Each child has unique talents, abilities and interests; it is the parent’s job to help discover and encourage those skills to grow.
This post has been updated and shared on the Heart-focused Podcast and Blog: 5 Ways to Encourage your Child’s Unique Talents and Interests to Grow

This is truly one of my favorite arguments for homeschooling. Instead of sitting in a classroom all day, doing what everyone else is doing, our kids are pursuing their interests. Not that they don’t learn reading, writing, and arithmetic, but they have so much more time available than their public-schooled peers. Through the years our children have pursued music (which led to their current singing ministry as well as teaching), creative writing (one daughter has written several novels), woodworking, sewing, computer animation, film making, scrapbooking and card making, home decorating, baking and cooking, gardening, herbs and natural remedies, and a whole slew of various crafts. I’ve learned so much from my children as I enable them to pursue their interests! Thanks for sharing this post at TGI Saturday (where I found you today).
I love this! Such great advice for fostering their talents and interests. Please link up with us at: http://www.ourunschoolingjourney.com/2016/08/wonderful-wednesdays-first-week-of.html
Thanks for the invite – I’ll certainly do that. I hope your readers are encouraged too.

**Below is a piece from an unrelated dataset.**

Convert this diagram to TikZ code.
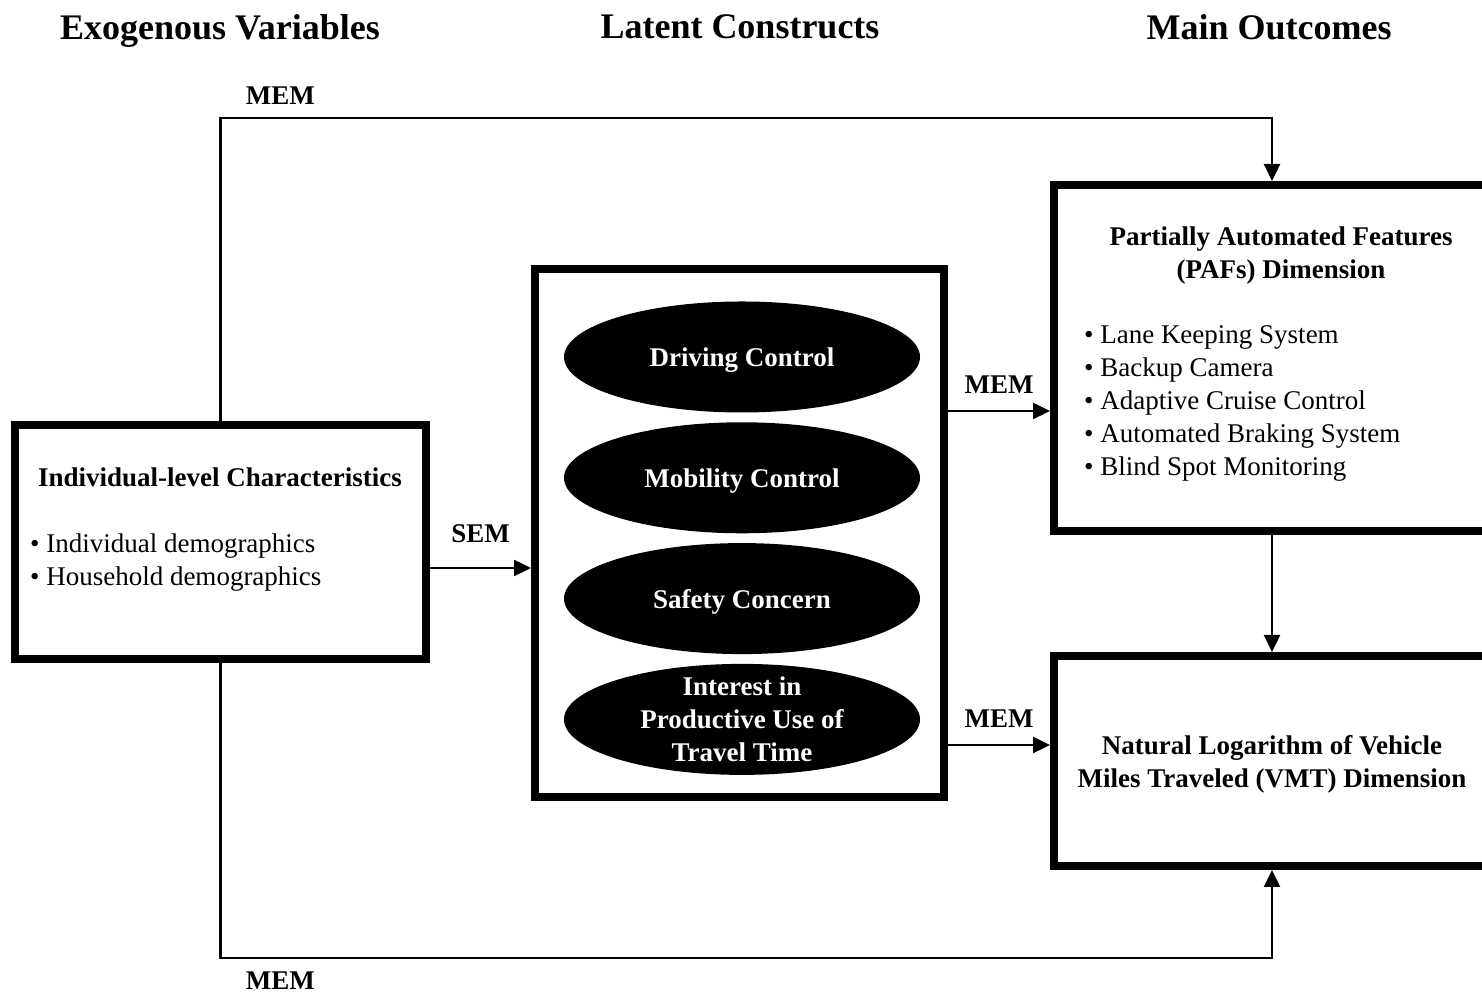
\documentclass[tikz,border=0pt]{standalone}
\usepackage{fontspec}
\setmainfont{Liberation Serif}
\usetikzlibrary{shapes.geometric, arrows.meta, positioning, calc}

\begin{document}
\begin{tikzpicture}[
        x=0.5pt, y=0.5pt,
        box/.style={rectangle, draw=black, line width=4pt},
        oval/.style={ellipse, fill=black, text=white, minimum width=178pt, minimum height=55.5pt, inner sep=0pt, text depth=0pt, font=\fontsize{13.5}{16.5}\selectfont\bfseries, align=center},
        ovaltxt/.style={text=white, font=\fontsize{13.5}{16.5}\selectfont\bfseries, align=center},
        hdr/.style={font=\fontsize{13.5}{16.5}\selectfont\bfseries, align=center},
        items/.style={font=\fontsize{13.5}{16.5}\selectfont, align=left, anchor=west},
        coltitle/.style={font=\fontsize{18}{22}\selectfont\bfseries, text depth=0pt},
        lbl/.style={font=\fontsize{13.5}{16.5}\selectfont\bfseries},
        arrow/.style={-{Triangle[length=8.5pt, width=8pt]}, line width=1.2pt}
    ]
    \clip (0,0) rectangle (1482,994);

    % Column titles
    \node[coltitle] (exo) at (220,967) {Exogenous Variables};
    \node[coltitle] (lat) at (740,967) {Latent Constructs};
    \node[coltitle] (out) at (1269,967) {Main Outcomes};

    % Nodes
    \node[box, minimum width=205.5pt, minimum height=117pt] (indiv) at (220.5,452) {};
    \node[box, minimum width=204.5pt, minimum height=264pt, right=50.5pt of indiv, yshift=4.5pt] (latent) {};
    \node[box, minimum width=218pt, minimum height=173pt, right=51pt of latent, yshift=87.5pt] (paf) {};
    \node[box, minimum width=218pt, minimum height=105pt, below=58.5pt of paf] (vmt) {};

    \node[hdr] (indivtitle) at (220,517) {Individual-level Characteristics};
    \node[items] (indivlist) at (23,431.5) {\textbullet~Individual demographics\\\textbullet~Household demographics};

    \node[oval] (drive) at (742,637) {Driving Control};
    \node[oval, below=4.5pt of drive] (mobil) {Mobility Control};
    \node[oval, below=4.5pt of mobil] (safety) {Safety Concern};
    \node[oval, below=4.5pt of safety, label={[ovaltxt]center:Interest in\\Productive Use of\\Travel Time}] (interest) {};

    \node[hdr] (paftitle) at (1281,738) {Partially Automated Features\\(PAFs) Dimension};
    \node[items] (paflist) at (1077,591) {\textbullet~Lane Keeping System\\\textbullet~Backup Camera\\\textbullet~Adaptive Cruise Control\\\textbullet~Automated Braking System\\\textbullet~Blind Spot Monitoring};
    \node[hdr] (vmttitle) at (1272,230) {Natural Logarithm of Vehicle\\Miles Traveled (VMT) Dimension};

    \coordinate (mtop) at (0,876);
    \coordinate (mbot) at (0,36);

    % Connections
    \draw[arrow] (indiv.north) -- (indiv.north |- mtop) -- node[lbl, above=2.7pt, pos=0.057] {MEM} (paf.north |- mtop) -- (paf.north);
    \draw[arrow] (indiv.south) -- (indiv.south |- mbot) -- node[lbl, below=3.2pt, pos=0.057] {MEM} (vmt.south |- mbot) -- (vmt.south);

    \draw[arrow] ([yshift=-13pt]indiv.east) -- node[lbl, above=8.7pt] {SEM} ([yshift=-13pt]indiv.east -| latent.west);
    \draw[arrow] ([yshift=-26.5pt]paf.west -| latent.east) -- node[lbl, above=4.7pt] {MEM} ([yshift=-26.5pt]paf.west);
    \draw[arrow] ([yshift=8pt]vmt.west -| latent.east) -- node[lbl, above=4.7pt] {MEM} ([yshift=8pt]vmt.west);

    \draw[arrow] (paf.south) -- (vmt.north);

\end{tikzpicture}
\end{document}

I actually was born with an ability in art, but that talent was squelched early by a grade school teacher who announced to the class since she didn’t like anything about me anyway because I was “different.” (At 55 years of age, I found out I had Aspergers). She told my classmates during art hour that Debbie (me) is only good at art, nothing else. She told them that art is only valuable when the artist has died, and that art is no way to make a living, thus the expression “starving artists.” After that, I was made fun of and bullied by my classmates on the playground, and teachers encouraged that ridicule and bullying of me. To this day, I hate to draw and paint, and refuse to. It doesn’t even sound like very much fun to me to draw and paint. It only brings me psychological pain, and laments to God as to why He could not give me another talent besides stupid art. I have tried a lot of things I am more interested in without only limited success. The more I find I don’t have natural talent in areas I find more interesting and prestigious to be good at, the more I hate the talent God gave me. At age 67, I hate the idea of drawing and painting than ever because other activities have not given me the success my very weak ego (from being told I have no talent in anything). At this point, I have come to the conclusion that unless I do some art, ANY art, God is not going to allow me to succeed at any hobby I find more desirable and socially-prestigious to be good at. I am sorry, but because of the way authority figures have treated me all my life, through school and work, I see God as an angry, vindictive, jealous God, more ready to punish than reward.
I am very sad that you have had that experience Debbie. God is a creative God and he has created us with all sorts of creativity. But humans aren’t God and we stuff it up along the way. I hope you can find someone who can help you see God in a different way, and help you heal from the hurts and restrictions that have been put on who you were created to be – I fully believe you were created to be creative. And as you heal from the past you can flourish in whatever creativity your put your hand to.